YOUR GOAL: Drop the pictures, then extract the listing word for word.

****

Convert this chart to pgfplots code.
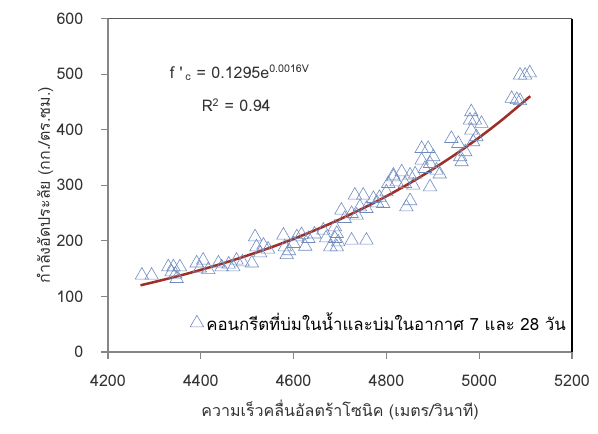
\documentclass[border=0pt]{standalone}
\usepackage{fontspec}
\setmainfont{Loma}[Script=Thai]
\usepackage{pgfplots}
\pgfplotsset{compat=1.18}
\definecolor{markblue}{RGB}{112,140,190}
\definecolor{trendred}{RGB}{158,46,40}
\definecolor{axgray}{RGB}{134,134,134}
\definecolor{axdark}{RGB}{89,89,89}
\definecolor{txt}{RGB}{50,50,50}
\begin{document}
\begin{tikzpicture}
\useasboundingbox (-81pt,-60.75pt) rectangle (367.5pt,264pt);
\begin{axis}[
  at={(0,0)}, anchor=south west,
  scale only axis, width=348pt, height=250.1pt,
  xmin=4200, xmax=5200, ymin=0, ymax=600,
  xtick={4200,4400,...,5200}, ytick={0,100,...,600},
  axis line style={draw=none},
  clip=false,
  tick align=outside, xtick pos=left, ytick pos=left,
  major tick length=5pt,
  tick style={axgray, line width=0.9pt},
  /pgf/number format/1000 sep={},
  /pgf/number format/assume math mode=true,
  every tick label/.append style={font=\fontsize{12}{14}\selectfont, text=txt},
  yticklabel style={xshift=-10pt},
  xticklabel style={yshift=-9pt},
  xlabel={ความเร็วคลื่นอัลตร้าโซนิค (เมตร/วินาที)},
  ylabel={กำลังอัดประลัย (กก./ตร.ซม.)},
  label style={font=\fontsize{12}{14}\selectfont, text=txt},
  xlabel style={at={(axis description cs:0.5,-0.174)}, anchor=center},
  ylabel style={at={(axis description cs:-0.1358,0.5)}, anchor=center},
  legend style={at={(axis description cs:0.168,0.087)}, anchor=west, draw=none, fill=none,
    font=\fontsize{12.6}{14}\selectfont, legend cell align=left},
]
\addplot[only marks, mark=triangle, mark size=5.8pt, mark options={draw=markblue, line width=0.45pt, fill=none}] coordinates {
(4273,138) (4294,138) (4330,153) (4341,153) (4355,153) (4337,144) (4348,132) (4345,140)
(4391,160) (4405,165) (4398,151) (4416,148) (4438,160) (4445,153) (4460,158) (4470,153)
(4477,165) (4490,162) (4510,160) (4517,207) (4520,189) (4528,178) (4535,192) (4545,185)
(4578,210) (4581,189) (4590,182) (4585,175) (4600,195) (4607,207) (4617,211) (4625,190)
(4632,204) (4645,212) (4664,219) (4670,205) (4679,189) (4689,225) (4689,204) (4693,189)
(4693,213) (4696,198) (4703,255) (4710,240) (4725,249) (4725,201) (4736,246) (4757,201)
(4732,282) (4750,282) (4743,261) (4757,258) (4772,276) (4785,278) (4780,268) (4800,288)
(4793,267) (4804,303) (4815,315) (4815,318) (4822,306) (4833,324) (4840,303) (4843,261)
(4851,272) (4851,318) (4858,300) (4862,320) (4876,366) (4890,366) (4876,345) (4883,330)
(4894,339) (4894,297) (4901,351) (4908,327) (4915,320) (4940,384) (4955,375) (4959,351)
(4962,342) (4970,360) (4980,417) (4983,432) (4991,417) (5005,411) (4983,399) (4994,387)
(4987,378) (5070,456) (5081,454) (5088,452) (5088,498) (5099,498) (5109,502)
};
\addlegendentry{คอนกรีตที่บ่มในน้ำและบ่มในอากาศ 7 และ 28 วัน}
\addplot[trendred, line width=1.9pt, smooth, forget plot] coordinates {
(4270,120.0) (4300,126.0) (4350,136.4) (4400,147.8) (4450,160.1) (4500,173.5)
(4550,187.9) (4600,203.5) (4650,220.5) (4700,238.9) (4750,258.8) (4800,280.3)
(4850,303.7) (4900,329.0) (4950,356.4) (5000,386.0) (5050,418.2) (5110,460.3)
};
\draw[axgray, line width=0.9pt] (rel axis cs:0,0) -- (rel axis cs:0,1);
\draw[axgray, line width=0.9pt] (rel axis cs:0,0) -- (rel axis cs:1,0);
\draw[axdark, line width=0.9pt] (rel axis cs:0,1) -- (rel axis cs:1,1);
\draw[black, line width=0.9pt] (rel axis cs:1,0) -- (rel axis cs:1,1);
\node[anchor=west, font=\fontsize{12}{14}\selectfont, text=txt] at (axis cs:4323,502)
  {f \textquotesingle\,\textsubscript{c} = 0.1295e\textsuperscript{0.0016V}};
\node[anchor=west, font=\fontsize{12}{14}\selectfont, text=txt] at (axis cs:4392,444)
  {R\textsuperscript{2} = 0.94};
\end{axis}
\end{tikzpicture}
\end{document}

****

ANSWER TO THE EXERCISE:
Convert this chart to pgfplots code.
\documentclass[border=0pt]{standalone}
\usepackage{fontspec}
\setmainfont{Loma}[Script=Thai]
\usepackage{pgfplots}
\pgfplotsset{compat=1.18}
\definecolor{markblue}{RGB}{112,140,190}
\definecolor{trendred}{RGB}{158,46,40}
\definecolor{axgray}{RGB}{134,134,134}
\definecolor{axdark}{RGB}{89,89,89}
\definecolor{txt}{RGB}{50,50,50}
\begin{document}
\begin{tikzpicture}
\useasboundingbox (-81pt,-60.75pt) rectangle (367.5pt,264pt);
\begin{axis}[
  at={(0,0)}, anchor=south west,
  scale only axis, width=348pt, height=250.1pt,
  xmin=4200, xmax=5200, ymin=0, ymax=600,
  xtick={4200,4400,...,5200}, ytick={0,100,...,600},
  axis line style={draw=none},
  clip=false,
  tick align=outside, xtick pos=left, ytick pos=left,
  major tick length=5pt,
  tick style={axgray, line width=0.9pt},
  /pgf/number format/1000 sep={},
  /pgf/number format/assume math mode=true,
  every tick label/.append style={font=\fontsize{12}{14}\selectfont, text=txt},
  yticklabel style={xshift=-10pt},
  xticklabel style={yshift=-9pt},
  xlabel={ความเร็วคลื่นอัลตร้าโซนิค (เมตร/วินาที)},
  ylabel={กำลังอัดประลัย (กก./ตร.ซม.)},
  label style={font=\fontsize{12}{14}\selectfont, text=txt},
  xlabel style={at={(axis description cs:0.5,-0.174)}, anchor=center},
  ylabel style={at={(axis description cs:-0.1358,0.5)}, anchor=center},
  legend style={at={(axis description cs:0.168,0.087)}, anchor=west, draw=none, fill=none,
    font=\fontsize{12.6}{14}\selectfont, legend cell align=left},
]
\addplot[only marks, mark=triangle, mark size=5.8pt, mark options={draw=markblue, line width=0.45pt, fill=none}] coordinates {
(4273,138) (4294,138) (4330,153) (4341,153) (4355,153) (4337,144) (4348,132) (4345,140)
(4391,160) (4405,165) (4398,151) (4416,148) (4438,160) (4445,153) (4460,158) (4470,153)
(4477,165) (4490,162) (4510,160) (4517,207) (4520,189) (4528,178) (4535,192) (4545,185)
(4578,210) (4581,189) (4590,182) (4585,175) (4600,195) (4607,207) (4617,211) (4625,190)
(4632,204) (4645,212) (4664,219) (4670,205) (4679,189) (4689,225) (4689,204) (4693,189)
(4693,213) (4696,198) (4703,255) (4710,240) (4725,249) (4725,201) (4736,246) (4757,201)
(4732,282) (4750,282) (4743,261) (4757,258) (4772,276) (4785,278) (4780,268) (4800,288)
(4793,267) (4804,303) (4815,315) (4815,318) (4822,306) (4833,324) (4840,303) (4843,261)
(4851,272) (4851,318) (4858,300) (4862,320) (4876,366) (4890,366) (4876,345) (4883,330)
(4894,339) (4894,297) (4901,351) (4908,327) (4915,320) (4940,384) (4955,375) (4959,351)
(4962,342) (4970,360) (4980,417) (4983,432) (4991,417) (5005,411) (4983,399) (4994,387)
(4987,378) (5070,456) (5081,454) (5088,452) (5088,498) (5099,498) (5109,502)
};
\addlegendentry{คอนกรีตที่บ่มในน้ำและบ่มในอากาศ 7 และ 28 วัน}
\addplot[trendred, line width=1.9pt, smooth, forget plot] coordinates {
(4270,120.0) (4300,126.0) (4350,136.4) (4400,147.8) (4450,160.1) (4500,173.5)
(4550,187.9) (4600,203.5) (4650,220.5) (4700,238.9) (4750,258.8) (4800,280.3)
(4850,303.7) (4900,329.0) (4950,356.4) (5000,386.0) (5050,418.2) (5110,460.3)
};
\draw[axgray, line width=0.9pt] (rel axis cs:0,0) -- (rel axis cs:0,1);
\draw[axgray, line width=0.9pt] (rel axis cs:0,0) -- (rel axis cs:1,0);
\draw[axdark, line width=0.9pt] (rel axis cs:0,1) -- (rel axis cs:1,1);
\draw[black, line width=0.9pt] (rel axis cs:1,0) -- (rel axis cs:1,1);
\node[anchor=west, font=\fontsize{12}{14}\selectfont, text=txt] at (axis cs:4323,502)
  {f \textquotesingle\,\textsubscript{c} = 0.1295e\textsuperscript{0.0016V}};
\node[anchor=west, font=\fontsize{12}{14}\selectfont, text=txt] at (axis cs:4392,444)
  {R\textsuperscript{2} = 0.94};
\end{axis}
\end{tikzpicture}
\end{document}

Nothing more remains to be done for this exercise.